Mimma-3-12b: A Multimodal Gemma 3 Model
Mimma-3-12b, developed by pankajmathur, is a multimodal vision-language model built upon the Gemma 3 architecture. This model is designed to process both text and image inputs, generating text outputs. It is part of the Gemma 3 family, which are lightweight, open models from Google, leveraging the same research and technology as the Gemini models.
Key Capabilities
- Multimodal Input: Accepts text strings and images (normalized to 896x896 resolution, encoded to 256 tokens each).
- Large Context Window: Features a substantial 128K token context window, enabling processing of extensive inputs.
- Multilingual Support: Trained on data including content in over 140 languages.
- Diverse Task Performance: Well-suited for text generation and image understanding tasks such as question answering, summarization, and reasoning.

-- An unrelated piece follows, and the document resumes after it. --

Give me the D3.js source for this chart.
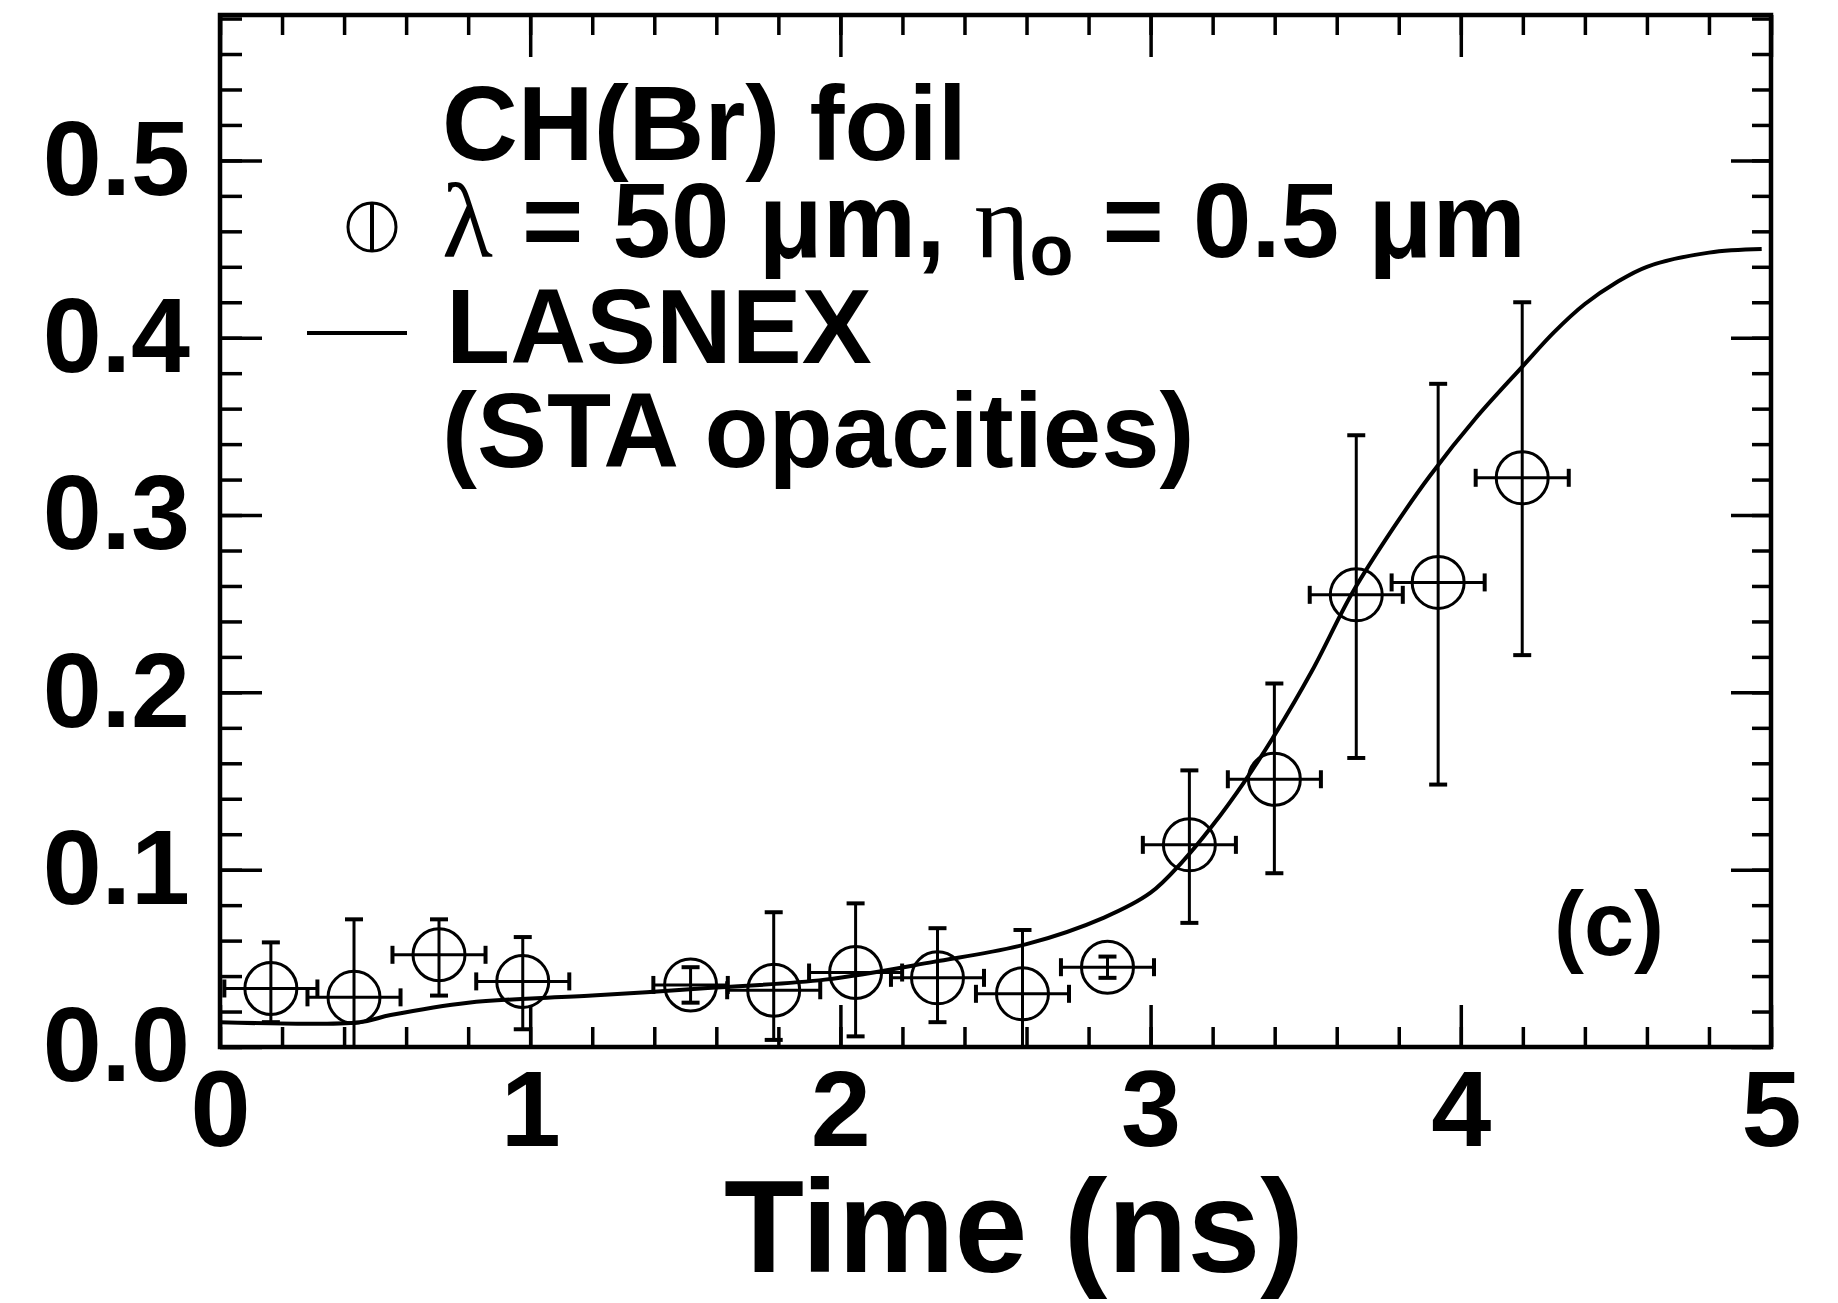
<!DOCTYPE html>
<html>
<head>
<meta charset="utf-8">
<script src="https://cdn.jsdelivr.net/npm/d3@7/dist/d3.min.js"></script>
<style>
  html, body { margin: 0; padding: 0; background: #fff; }
  svg { display: block; }
  text { font-family: "Liberation Sans", Arial, Helvetica, sans-serif; font-weight: bold; fill: #000; }
</style>
</head>
<body>
<svg id="chart" width="1838" height="1303"></svg>
<script>
// ---- data ----
const xTicks = [0, 1, 2, 3, 4, 5];
const yTicks = [0.0, 0.1, 0.2, 0.3, 0.4, 0.5];
const xMinorTicks = d3.range(0, 5.0001, 0.2);
const yMinorTicks = d3.range(0, 0.5801, 0.02);

const times     = [0.164, 0.432, 0.706, 0.976, 1.517, 1.785, 2.049, 2.313, 2.587, 2.861, 3.125, 3.399, 3.663, 3.927, 4.198];
const values    = [0.033, 0.028, 0.052, 0.037, 0.035, 0.032, 0.042, 0.039, 0.030, 0.045, 0.114, 0.151, 0.255, 0.262, 0.321];
const errHigh   = [0.059, 0.072, 0.072, 0.062, 0.045, 0.076, 0.081, 0.067, 0.066, 0.051, 0.156, 0.205, 0.345, 0.374, 0.420];
const errLow    = [0.014, 0.000, 0.029, 0.010, 0.025, 0.004, 0.006, 0.014, 0.000, 0.039, 0.070, 0.098, 0.163, 0.148, 0.221];
const timeErr   = [0.15, 0.15, 0.15, 0.15, 0.12, 0.15, 0.15, 0.15, 0.15, 0.15, 0.15, 0.15, 0.15, 0.15, 0.15];

const lasnexT = [0, 0.45, 0.55, 0.8, 1.2, 1.55, 1.95, 2.3, 2.6, 2.85, 3.0, 3.1, 3.2, 3.3, 3.4, 3.52, 3.65, 3.78, 3.9, 4.05, 4.2, 4.3, 4.4, 4.5, 4.6, 4.8, 4.97];
const lasnexV = [0.014, 0.014, 0.018, 0.025, 0.029, 0.033, 0.038, 0.048, 0.058, 0.073, 0.087, 0.104, 0.125, 0.149, 0.176, 0.212, 0.256, 0.292, 0.322, 0.355, 0.384, 0.403, 0.419, 0.431, 0.440, 0.448, 0.450];

const xLabel = "Time (ns)";
const panelLabel = "(c)";

// ---- layout ----
const L = 220, R = 1771, T = 15, B = 1047;
const svg = d3.select("#chart");
const x = d3.scaleLinear().domain([0, 5]).range([L, R]);
const y = d3.scaleLinear().domain([0, 0.582]).range([B, T]);

const ink = "#000";

// ---- axes ----
function styleAxis(g, fontSize) {
  g.select(".domain").remove();
  g.selectAll(".tick line").attr("stroke", ink).attr("stroke-width", 3.5);
  g.selectAll(".tick text").attr("font-size", fontSize).attr("font-family", '"Liberation Sans", Arial, sans-serif').attr("font-weight", "bold").attr("fill", ink);
}

// bottom
svg.append("g").attr("transform", `translate(0,${B})`)
  .call(d3.axisBottom(x).tickValues(xMinorTicks).tickSizeInner(-20).tickSizeOuter(0).tickFormat(""))
  .call(g => styleAxis(g, 0));
svg.append("g").attr("transform", `translate(0,${B})`)
  .call(d3.axisBottom(x).tickValues(xTicks).tickSizeInner(-42).tickSizeOuter(0).tickPadding(22).tickFormat(d3.format("d")))
  .call(g => styleAxis(g, 108));
// top
svg.append("g").attr("transform", `translate(0,${T})`)
  .call(d3.axisTop(x).tickValues(xMinorTicks).tickSizeInner(-20).tickSizeOuter(0).tickFormat(""))
  .call(g => styleAxis(g, 0));
svg.append("g").attr("transform", `translate(0,${T})`)
  .call(d3.axisTop(x).tickValues(xTicks).tickSizeInner(-42).tickSizeOuter(0).tickFormat(""))
  .call(g => styleAxis(g, 0));
// left
svg.append("g").attr("transform", `translate(${L},0)`)
  .call(d3.axisLeft(y).tickValues(yMinorTicks).tickSizeInner(-22).tickSizeOuter(0).tickFormat(""))
  .call(g => styleAxis(g, 0));
svg.append("g").attr("transform", `translate(${L},0)`)
  .call(d3.axisLeft(y).tickValues(yTicks).tickSizeInner(-42).tickSizeOuter(0).tickPadding(30).tickFormat(d3.format(".1f")))
  .call(g => styleAxis(g, 106));
// right
svg.append("g").attr("transform", `translate(${R},0)`)
  .call(d3.axisRight(y).tickValues(yMinorTicks).tickSizeInner(-19).tickSizeOuter(0).tickFormat(""))
  .call(g => styleAxis(g, 0));
svg.append("g").attr("transform", `translate(${R},0)`)
  .call(d3.axisRight(y).tickValues(yTicks).tickSizeInner(-40).tickSizeOuter(0).tickFormat(""))
  .call(g => styleAxis(g, 0));

// frame
svg.append("rect").attr("x", L).attr("y", T).attr("width", R - L).attr("height", B - T)
  .attr("fill", "none").attr("stroke", ink).attr("stroke-width", 4.5);

// x label
svg.append("text").attr("x", 1014).attr("y", 1272).attr("text-anchor", "middle")
  .attr("font-size", 131).text(xLabel);

// ---- LASNEX curve ----
const lasnex = lasnexT.map((t, i) => [t, lasnexV[i]]);
svg.append("path").datum(lasnex)
  .attr("fill", "none").attr("stroke", ink).attr("stroke-width", 4)
  .attr("d", d3.line().x(d => x(d[0])).y(d => y(d[1])).curve(d3.curveCatmullRom.alpha(0.5)));

// ---- data points with error bars ----
const pts = times.map((t, i) => ({ t, v: values[i], hi: errHigh[i], lo: errLow[i], dt: timeErr[i] }));
const gp = svg.append("g").attr("stroke", ink).attr("fill", "none").attr("stroke-width", 3);
const cap = 9;
pts.forEach(p => {
  const cx = x(p.t), cy = y(p.v);
  // vertical bar
  gp.append("line").attr("x1", cx).attr("x2", cx).attr("y1", y(p.hi)).attr("y2", y(p.lo));
  gp.append("line").attr("x1", cx - cap).attr("x2", cx + cap).attr("y1", y(p.hi)).attr("y2", y(p.hi)).attr("stroke-width", 4);
  gp.append("line").attr("x1", cx - cap).attr("x2", cx + cap).attr("y1", y(p.lo)).attr("y2", y(p.lo)).attr("stroke-width", 4);
  // horizontal bar
  const x0 = x(p.t - p.dt), x1 = x(p.t + p.dt);
  gp.append("line").attr("x1", x0).attr("x2", x1).attr("y1", cy).attr("y2", cy);
  gp.append("line").attr("x1", x0).attr("x2", x0).attr("y1", cy - cap).attr("y2", cy + cap).attr("stroke-width", 4);
  gp.append("line").attr("x1", x1).attr("x2", x1).attr("y1", cy - cap).attr("y2", cy + cap).attr("stroke-width", 4);
  // circle
  gp.append("circle").attr("cx", cx).attr("cy", cy).attr("r", 26);
});

// ---- legend ----
const lg = svg.append("g");
lg.append("text").attr("x", 442).attr("y", 160).attr("font-size", 105).text("CH(Br) foil");

// symbol: circle with vertical line
lg.append("circle").attr("cx", 372).attr("cy", 227).attr("r", 24).attr("fill", "none").attr("stroke", ink).attr("stroke-width", 3);
lg.append("line").attr("x1", 372).attr("x2", 372).attr("y1", 203).attr("y2", 252).attr("stroke", ink).attr("stroke-width", 4);

const t2 = lg.append("text").attr("x", 442).attr("y", 257).attr("font-size", 105);
t2.append("tspan").attr("font-family", '"Liberation Serif", "DejaVu Serif", serif').attr("font-weight", "normal").text("λ");
t2.append("tspan").text(" = 50 μm, ");
t2.append("tspan").attr("font-family", '"Liberation Serif", "DejaVu Serif", serif').attr("font-weight", "normal").text("η");
t2.append("tspan").attr("font-size", 72).attr("dy", 18).text("o");
t2.append("tspan").attr("dy", -18).text(" = 0.5 μm");

lg.append("line").attr("x1", 307).attr("x2", 407).attr("y1", 333).attr("y2", 333).attr("stroke", ink).attr("stroke-width", 4);
lg.append("text").attr("x", 446).attr("y", 363).attr("font-size", 105).text("LASNEX");
lg.append("text").attr("x", 442).attr("y", 467).attr("font-size", 105).text("(STA opacities)");

// panel label
svg.append("text").attr("x", 1609).attr("y", 955).attr("text-anchor", "middle").attr("font-size", 90).text(panelLabel);
</script>
</body>
</html>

- Optimized for Resources: Its relatively smaller size makes it deployable in environments with limited resources, like laptops or desktops.
Training and Performance
The underlying Gemma 3 12B model was trained on 12 trillion tokens, encompassing web documents, code, mathematics, and images. It demonstrates strong performance across various benchmarks, including reasoning (e.g., 84.2 on HellaSwag), STEM and code (e.g., 74.5 on MMLU, 71.0 on GSM8K), and multimodal tasks (e.g., 111 on COCOcap, 82.3 on DocVQA).
Good for
- Content Creation: Generating creative text formats, marketing copy, or email drafts.
- Conversational AI: Powering chatbots and virtual assistants.
- Text Summarization: Creating concise summaries of documents or research papers.
- Image Data Extraction: Interpreting and summarizing visual data for text communications.
- Research and Education: Serving as a foundation for VLM and NLP research, language learning tools, and knowledge exploration.